Yahoo has a plan to restructure the way you watch TV. And it may not involve cable TV companies.
Already, TV makers Samsung and Vizio have signed on as partners.
At CES, the electronics conference in Las Vegas this week, CEO Marissa Mayer unveiled “Yahoo Smart TV” during her keynote address.
Let’s get this out of the way: It’s not a new television set. Rather, it’s an app that sits inside other companies’ TV menu guides, just like Netflix and Hulu.
The difference is that Yahoo Smart TV works like a fancy, beautifully designed channel guide that learns what you like from your viewing habits.
Crucially, the guide offers you shows that are both on and off cable, including material from YouTube and other web video sources.
And it works even if you don’t have a cable TV subscription: The menu is dynamic, offering you selections from whatever sources are available, and whatever sources you’ve subscribed to.
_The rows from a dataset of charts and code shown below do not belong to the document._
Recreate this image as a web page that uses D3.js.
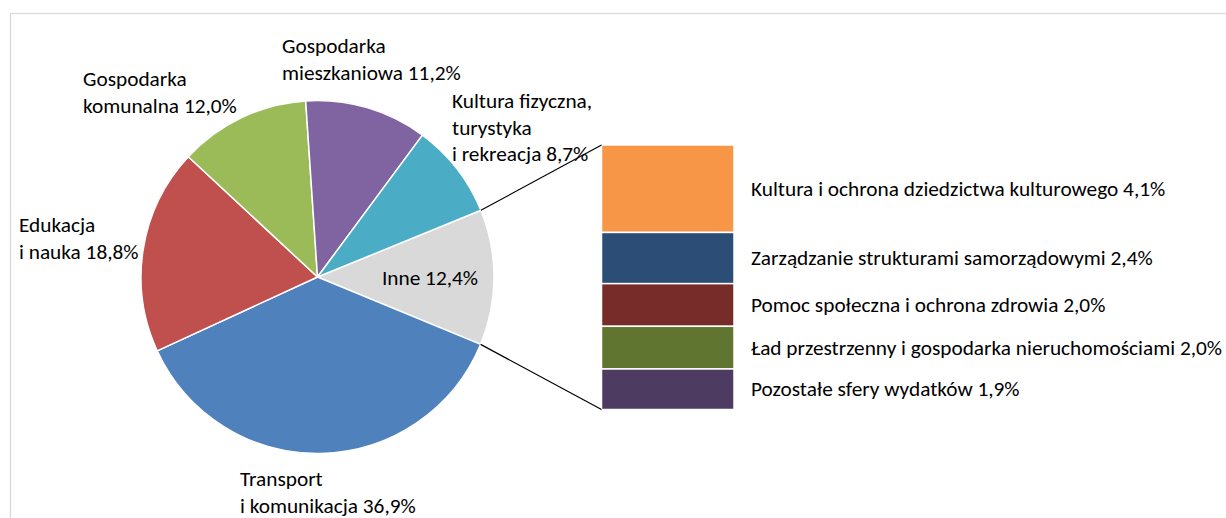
<!DOCTYPE html>
<html>
<head>
<meta charset="utf-8">
<script src="https://cdn.jsdelivr.net/npm/d3@7"></script>
<style>
  html, body { margin: 0; padding: 0; background: #fff; }
  svg { display: block; }
  text { font-family: Carlito, Calibri, Lato, "Noto Sans", sans-serif; fill: #000; }
</style>
</head>
<body>
<svg id="chart" width="1226" height="518"></svg>
<script>
// ---- data ----
const pieCategories = ["Inne", "Transport i komunikacja", "Edukacja i nauka", "Gospodarka komunalna", "Gospodarka mieszkaniowa", "Kultura fizyczna, turystyka i rekreacja"];
const pieValues = [12.4, 36.9, 18.8, 12.0, 11.2, 8.7];
const pieLabelLines = [
  ["Inne 12,4%"],
  ["Transport", "i komunikacja 36,9%"],
  ["Edukacja", "i nauka 18,8%"],
  ["Gospodarka", "komunalna 12,0%"],
  ["Gospodarka", "mieszkaniowa 11,2%"],
  ["Kultura fizyczna,", "turystyka", "i rekreacja 8,7%"]
];
const barCategories = ["Kultura i ochrona dziedzictwa kulturowego", "Zarządzanie strukturami samorządowymi", "Pomoc społeczna i ochrona zdrowia", "Ład przestrzenny i gospodarka nieruchomościami", "Pozostałe sfery wydatków"];
const barValues = [4.1, 2.4, 2.0, 2.0, 1.9];
const barLabels = ["Kultura i ochrona dziedzictwa kulturowego 4,1%", "Zarządzanie strukturami samorządowymi 2,4%", "Pomoc społeczna i ochrona zdrowia 2,0%", "Ład przestrzenny i gospodarka nieruchomościami 2,0%", "Pozostałe sfery wydatków 1,9%"];

// ---- styles / layout ----
const pieColors = ["#D9D9D9", "#4F81BD", "#C0504D", "#9BBB59", "#8064A2", "#4BACC6"];
const barColors = ["#F79646", "#2C4D75", "#772C2A", "#5F7530", "#4D3B62"];
const cx = 317.5, cy = 277, R = 176.5;
const startDeg = 67.8;
const bar = { x0: 601.5, x1: 734, y0: 145, y1: 409.5, labelX: 751 };
const fontSize = 21.3;
const lineH = 26.5;
// label anchors: [x, first baseline, anchor]
const pieLabelPos = [
  [430, 285, "middle"],
  [240, 486, "start"],
  [19, 232, "start"],
  [83, 86, "start"],
  [282, 53, "start"],
  [452, 108, "start"]
];

const svg = d3.select("#chart");

// chart border
svg.append("rect")
  .attr("x", 10.5).attr("y", 13.5)
  .attr("width", 1300).attr("height", 600)
  .attr("fill", "none").attr("stroke", "#D9D9D9").attr("stroke-width", 1.3);

// pie
const startA = startDeg * Math.PI / 180;
const pie = d3.pie().sort(null).value(d => d).startAngle(startA).endAngle(startA + 2 * Math.PI);
const arcs = pie(pieValues);
const arc = d3.arc().innerRadius(0).outerRadius(R);
const g = svg.append("g").attr("transform", `translate(${cx},${cy})`);
g.selectAll("path").data(arcs).join("path")
  .attr("d", arc)
  .attr("fill", (d, i) => pieColors[i])
  .attr("stroke", "#fff").attr("stroke-width", 1.5).attr("stroke-linejoin", "round");

// stacked bar
const total = d3.sum(barValues);
const y = d3.scaleLinear().domain([0, total]).range([bar.y0, bar.y1]);
const cum = d3.cumsum(barValues);
const segs = barValues.map((v, i) => ({ v, a: cum[i] - v, b: cum[i], i }));
svg.append("g").selectAll("rect").data(segs).join("rect")
  .attr("x", bar.x0).attr("width", bar.x1 - bar.x0)
  .attr("y", d => y(d.a))
  .attr("height", d => y(d.b) - y(d.a))
  .attr("fill", d => barColors[d.i])
  .attr("stroke", "#fff").attr("stroke-width", 1.5);

svg.append("g").selectAll("text").data(segs).join("text")
  .attr("x", bar.labelX)
  .attr("y", d => (y(d.a) + y(d.b)) / 2 + fontSize * 0.33)
  .attr("font-size", fontSize)
  .text(d => barLabels[d.i]);

// connector lines from "Inne" slice edges to bar
const inne = arcs[0];
const pt = a => [cx + R * Math.sin(a), cy - R * Math.cos(a)];
const p0 = pt(inne.startAngle), p1 = pt(inne.endAngle);
svg.append("line").attr("x1", p0[0]).attr("y1", p0[1]).attr("x2", bar.x0).attr("y2", y(0))
  .attr("stroke", "#000").attr("stroke-width", 1.2);
svg.append("line").attr("x1", p1[0]).attr("y1", p1[1]).attr("x2", bar.x0).attr("y2", y(total))
  .attr("stroke", "#000").attr("stroke-width", 1.2);

// pie labels
pieLabelLines.forEach((lines, i) => {
  const [lx, ly, anchor] = pieLabelPos[i];
  const t = svg.append("text").attr("font-size", fontSize).attr("text-anchor", anchor);
  lines.forEach((s, k) => {
    t.append("tspan").attr("x", lx).attr("y", ly + k * lineH).text(s);
  });
});
</script>
</body>
</html>
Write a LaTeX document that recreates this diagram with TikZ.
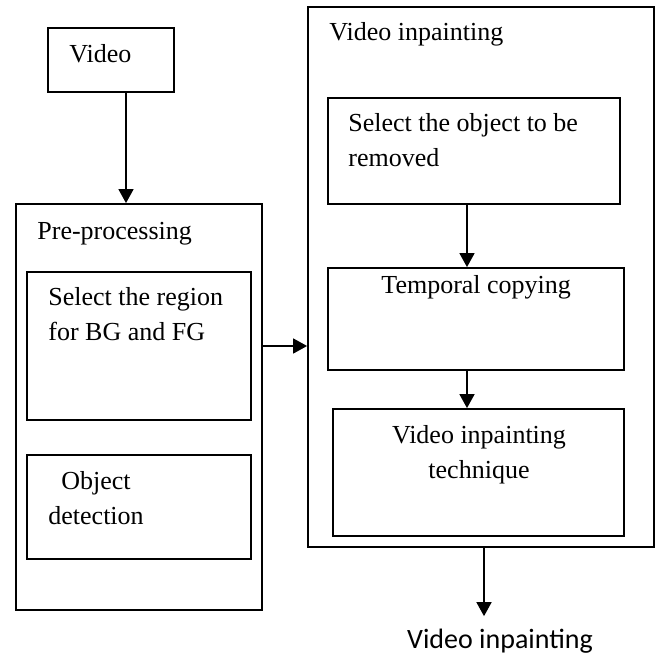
\documentclass[tikz,border=0pt]{standalone}
\usepackage{fontspec}
\setmainfont{Liberation Serif}
\newfontfamily\calibrifont{Carlito}
\usetikzlibrary{arrows.meta,calc}
\tikzset{
  box/.style   ={draw, line width=0.9pt, inner sep=0pt},
  lbl/.style   ={font=\fontsize{13}{17.5}\selectfont, inner sep=0pt,
                 align=left},
  lblc/.style  ={font=\fontsize{13}{17.5}\selectfont, inner sep=0pt,
                 align=center},
  outlbl/.style={font=\calibrifont\fontsize{14}{17}\selectfont,
                 inner sep=0pt, inner ysep=6pt},
  ar/.style    ={-{Triangle[length=7pt,width=7.5pt]}, line width=0.8pt}
}
\begin{document}
\begin{tikzpicture}[x=0.5pt,y=-0.5pt]
\useasboundingbox (0,0) rectangle (662,657);
% left column
\node[box, minimum width=63pt,  minimum height=32pt]  (video) at (111,60) {};
\node[box, minimum width=123pt, minimum height=203pt] (pre)   at (139,407) {};
\node[box, minimum width=112pt, minimum height=74pt]  (sel)   at (139,346) {};
\node[box, minimum width=112pt, minimum height=52pt]  (obj)   at (139,507) {};
% right column
\node[box, minimum width=173pt, minimum height=270pt]  (vip)    at (481,277) {};
\node[box, minimum width=146pt, minimum height=53pt]   (selobj) at (474,151) {};
\node[box, minimum width=148pt, minimum height=51pt]   (temp)   at (476,319) {};
\node[box, minimum width=145.5pt, minimum height=63.5pt] (tech) at (478.5,472.5) {};

% texts (base of a two-line node = its last line)
\node[lbl, anchor=base west] (videotxt) at (69,63) {Video};
\node[lbl, anchor=base west] (pretxt) at (37,240) {Pre-processing};
\node[lbl, anchor=base west] (seltxt) at (48,340) {Select the region\\for BG and FG};
\node[lbl, anchor=base west] (objtxt) at (48,524) {\hspace{6.5pt}Object\\detection};
\node[lbl, anchor=base west] (viptxt) at (329,41) {Video inpainting};
\node[lbl, anchor=base west] (selobjtxt) at (348,167) {Select the object to be\\removed};
\node[lbl, anchor=base west] (temptxt) at (381,293) {Temporal copying};
\node[lblc, anchor=base] (techtxt) at (479,478) {Video inpainting\\technique};
\node[outlbl, anchor=base] (out) at (500,648) {Video inpainting};

% connectors
\draw[ar] ([xshift=7.5pt]video.south) -- ([xshift=7.5pt]video.south |- pre.north);
\draw[ar] (sel -| pre.east) -- (sel -| vip.west);
\draw[ar] ([xshift=-3.5pt]selobj.south) -- ([xshift=-3.5pt]selobj.south |- temp.north);
\draw[ar] ([xshift=-4.5pt]temp.south) -- ([xshift=-4.5pt]temp.south |- tech.north);
\draw[ar] ([xshift=1.5pt]vip.south) -- ([xshift=1.5pt]vip.south |- out.north);
\end{tikzpicture}
\end{document}
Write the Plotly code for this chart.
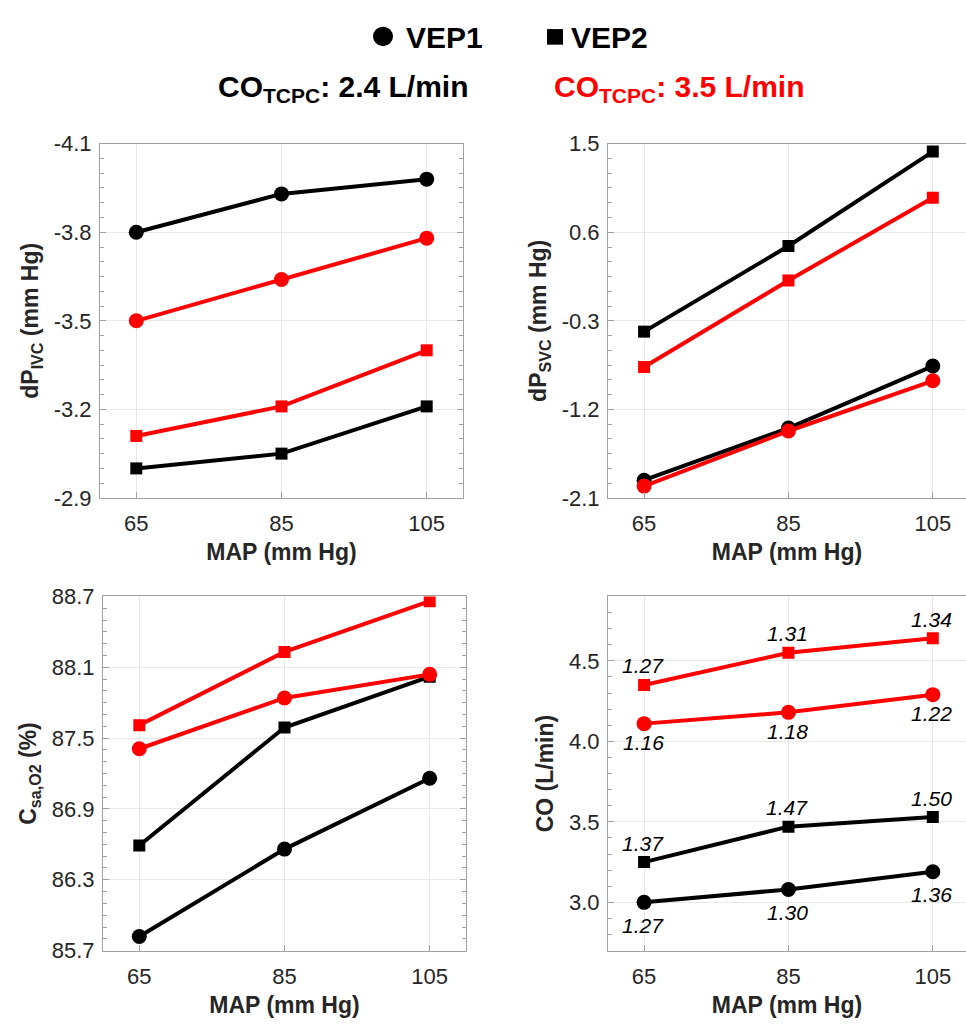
import plotly.graph_objects as go

# ---------------- data ----------------
MAP = [65, 85, 105]
map_ticks = [65, 85, 105]

# dP_IVC (mm Hg)
ivc_vep1_24 = [-3.80, -3.93, -3.98]
ivc_vep1_35 = [-3.50, -3.64, -3.78]
ivc_vep2_24 = [-3.00, -3.05, -3.21]
ivc_vep2_35 = [-3.11, -3.21, -3.40]
ivc_ticks = [-4.1, -3.8, -3.5, -3.2, -2.9]

# dP_SVC (mm Hg)
svc_vep1_24 = [-1.92, -1.39, -0.76]
svc_vep1_35 = [-1.98, -1.42, -0.91]
svc_vep2_24 = [-0.41, 0.46, 1.42]
svc_vep2_35 = [-0.77, 0.11, 0.95]
svc_ticks = [-2.1, -1.2, -0.3, 0.6, 1.5]

# C_sa,O2 (%)
csa_vep1_24 = [85.82, 86.56, 87.16]
csa_vep1_35 = [87.41, 87.84, 88.04]
csa_vep2_24 = [86.59, 87.59, 88.02]
csa_vep2_35 = [87.61, 88.23, 88.66]
csa_ticks = [85.7, 86.3, 86.9, 87.5, 88.1, 88.7]

# CO (L/min)
co_vep1_24 = [3.00, 3.08, 3.19]
co_vep1_35 = [4.11, 4.18, 4.29]
co_vep2_24 = [3.25, 3.47, 3.53]
co_vep2_35 = [4.35, 4.55, 4.64]
co_ticks = [3.0, 3.5, 4.0, 4.5]

# CO value labels
lab_vep1_24 = ["1.27", "1.30", "1.36"]
lab_vep1_35 = ["1.16", "1.18", "1.22"]
lab_vep2_24 = ["1.37", "1.47", "1.50"]
lab_vep2_35 = ["1.27", "1.31", "1.34"]

# ---------------- layout helpers ----------------
W, H = 966, 1029
FONT = "Liberation Sans, Arial, sans-serif"
TXT = "#262626"
AX = "#a0a0a0"
GRID = "#e8e8e8"
BLACK = "#000000"
RED = "#ff0000"


def px_x(a, b):
    return [a / W, min(b / W, 1.0)]


def px_y(top, bottom):
    return [1 - bottom / H, 1 - top / H]


fig = go.Figure()

panels = [
    ("x", "y", {
        "v1_24": ivc_vep1_24, "v1_35": ivc_vep1_35,
        "v2_24": ivc_vep2_24, "v2_35": ivc_vep2_35}),
    ("x2", "y2", {
        "v1_24": svc_vep1_24, "v1_35": svc_vep1_35,
        "v2_24": svc_vep2_24, "v2_35": svc_vep2_35}),
    ("x3", "y3", {
        "v1_24": csa_vep1_24, "v1_35": csa_vep1_35,
        "v2_24": csa_vep2_24, "v2_35": csa_vep2_35}),
    ("x4", "y4", {
        "v1_24": co_vep1_24, "v1_35": co_vep1_35,
        "v2_24": co_vep2_24, "v2_35": co_vep2_35}),
]

style = {
    "v1_24": (BLACK, "circle", 15),
    "v2_24": (BLACK, "square", 12),
    "v1_35": (RED, "circle", 15),
    "v2_35": (RED, "square", 12),
}
order = ["v1_24", "v2_24", "v1_35", "v2_35"]

for xa, ya, series in panels:
    for key in order:
        col, sym, size = style[key]
        fig.add_trace(go.Scatter(
            x=MAP, y=series[key], xaxis=xa, yaxis=ya,
            mode="lines+markers",
            line=dict(color=col, width=4),
            marker=dict(color=col, symbol=sym, size=size),
            showlegend=False, hoverinfo="skip"))

# CO value annotations
annotations = []
lab_sets = [
    (co_vep1_24, lab_vep1_24, 23),
    (co_vep1_35, lab_vep1_35, 19),
    (co_vep2_24, lab_vep2_24, -19),
    (co_vep2_35, lab_vep2_35, -19),
]
for vals, labs, off in lab_sets:
    for xv, yv, t in zip(MAP, vals, labs):
        annotations.append(dict(
            x=xv, y=yv, xref="x4", yref="y4", text=t, showarrow=False,
            yshift=-off, xshift=-1,
            font=dict(family=FONT, size=21, color="#000000", style="italic"),
            xanchor="center", yanchor="middle"))

# Legend text
annotations += [
    dict(x=404 / W, y=1 - 26 / H, xref="paper", yref="paper", text="<b>VEP1</b>",
         showarrow=False, xanchor="left", yanchor="middle",
         font=dict(family=FONT, size=30, color="#000000")),
    dict(x=569 / W, y=1 - 26 / H, xref="paper", yref="paper", text="<b>VEP2</b>",
         showarrow=False, xanchor="left", yanchor="middle",
         font=dict(family=FONT, size=30, color="#000000")),
    dict(x=216 / W, y=1 - 78 / H, xref="paper", yref="paper",
         text="<b>CO<sub>TCPC</sub>: 2.4 L/min</b>",
         showarrow=False, xanchor="left", yanchor="middle",
         font=dict(family=FONT, size=30, color="#000000")),
    dict(x=552 / W, y=1 - 78 / H, xref="paper", yref="paper",
         text="<b>CO<sub>TCPC</sub>: 3.5 L/min</b>",
         showarrow=False, xanchor="left", yanchor="middle",
         font=dict(family=FONT, size=30, color=RED)),
]

shapes = [
    dict(type="circle", xref="paper", yref="paper",
         x0=373 / W, x1=393 / W, y0=1 - 35 / H, y1=1 - 15 / H,
         fillcolor="#000000", line=dict(width=0)),
    dict(type="rect", xref="paper", yref="paper",
         x0=547 / W, x1=563 / W, y0=1 - 33.5 / H, y1=1 - 17.5 / H,
         fillcolor="#000000", line=dict(width=0)),
]


def xax(domain, rng, anchor):
    return dict(domain=domain, range=rng, anchor=anchor,
                tickmode="array", tickvals=map_ticks,
                ticktext=[str(v) for v in map_ticks],
                showgrid=True, gridcolor=GRID, gridwidth=1,
                showline=True, linecolor=AX, linewidth=1, mirror=True,
                ticks="inside", ticklen=6, tickcolor=AX,
                tickfont=dict(family=FONT, size=22, color=TXT),
                ticklabelstandoff=6,
                title=dict(text="<b>MAP (mm Hg)</b>", standoff=8,
                           font=dict(family=FONT, size=23, color=TXT)),
                zeroline=False, fixedrange=True)


def yax(domain, rng, anchor, ticks, minor_dtick, title, mirror):
    return dict(domain=domain, range=rng, anchor=anchor,
                tickmode="array", tickvals=ticks,
                ticktext=[f"{v:.1f}" for v in ticks],
                showgrid=True, gridcolor=GRID, gridwidth=1,
                showline=True, linecolor=AX, linewidth=1, mirror=mirror,
                ticks="inside", ticklen=6, tickcolor=AX,
                minor=dict(tickmode="linear", tick0=ticks[0], dtick=minor_dtick,
                           ticks="inside", ticklen=4, tickcolor=AX, showgrid=False),
                tickfont=dict(family=FONT, size=22, color=TXT),
                ticklabelstandoff=3,
                title=dict(text=title, standoff=8,
                           font=dict(family=FONT, size=23, color=TXT)),
                zeroline=False, fixedrange=True)


fig.update_layout(
    width=W, height=H,
    margin=dict(l=0, r=0, t=0, b=0),
    paper_bgcolor="white", plot_bgcolor="white",
    showlegend=False,
    font=dict(family=FONT, color=TXT),
    xaxis=xax(px_x(100, 463), [60, 110], "y"),
    yaxis=yax(px_y(135, 498), [-2.9, -4.1], "x", ivc_ticks, 0.05,
              "<b>dP<sub>IVC</sub> (mm Hg)</b>", "ticks"),
    xaxis2=xax(px_x(608, 966), [60, 109.6], "y2"),
    yaxis2=yax(px_y(135, 498), [-2.1, 1.5], "x2", svc_ticks, 0.15,
               "<b>dP<sub>SVC</sub> (mm Hg)</b>", False),
    xaxis3=xax(px_x(103, 466), [60, 110], "y3"),
    yaxis3=yax(px_y(599, 962), [85.7, 88.7], "x3", csa_ticks, 0.1,
               "<b>C<sub>sa,O2</sub> (%)</b>", "ticks"),
    xaxis4=xax(px_x(608, 966), [60, 109.6], "y4"),
    yaxis4=yax(px_y(599, 962), [2.7, 4.9], "x4", co_ticks, 0.1,
               "<b>CO (L/min)</b>", False),
    annotations=annotations,
    shapes=shapes,
)

fig.write_html("out.html")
And it doesn’t discriminate in favour or against regular TV. Shows are recommended based on your viewing patterns and the times they are on.
“It has truly exceptional recommendations. You really do need a guide to bring everything to you in one place,” said Yahoo’s Adam Cahan, svp/mobile and emerging products, during Mayer’s big speech. “It’s learning from what you watch.”
If Yahoo Smart TV catches on it could save or kill traditional TV. Regular television — in the form of satellite and cable TV subscriptions — is dying a long, slow death as users drift away to their laptops and tablets to watch video from non-TV sources.
Yahoo Smart TV promises to at least help keep viewers on the sofa in front of their regular TV sets, watching something that may or may not be on “TV.”
But Yahoo Smart TV also recommends web-based video. And it works without a cable subscription. So it may end up advertising to viewers that they can survive perfectly well without paying $US100 a month for NBC and HBO.
The worst part, for cable companies, is that Yahoo has already struck deals for its inclusion on TVs made by Samsung and Vizio. Those two brands supply 65% of the U.S. market for new TVs, Business Insider was told by a booth attendant at CES. (That share sounds a bit high to us, but it’s still a lot of TVs.)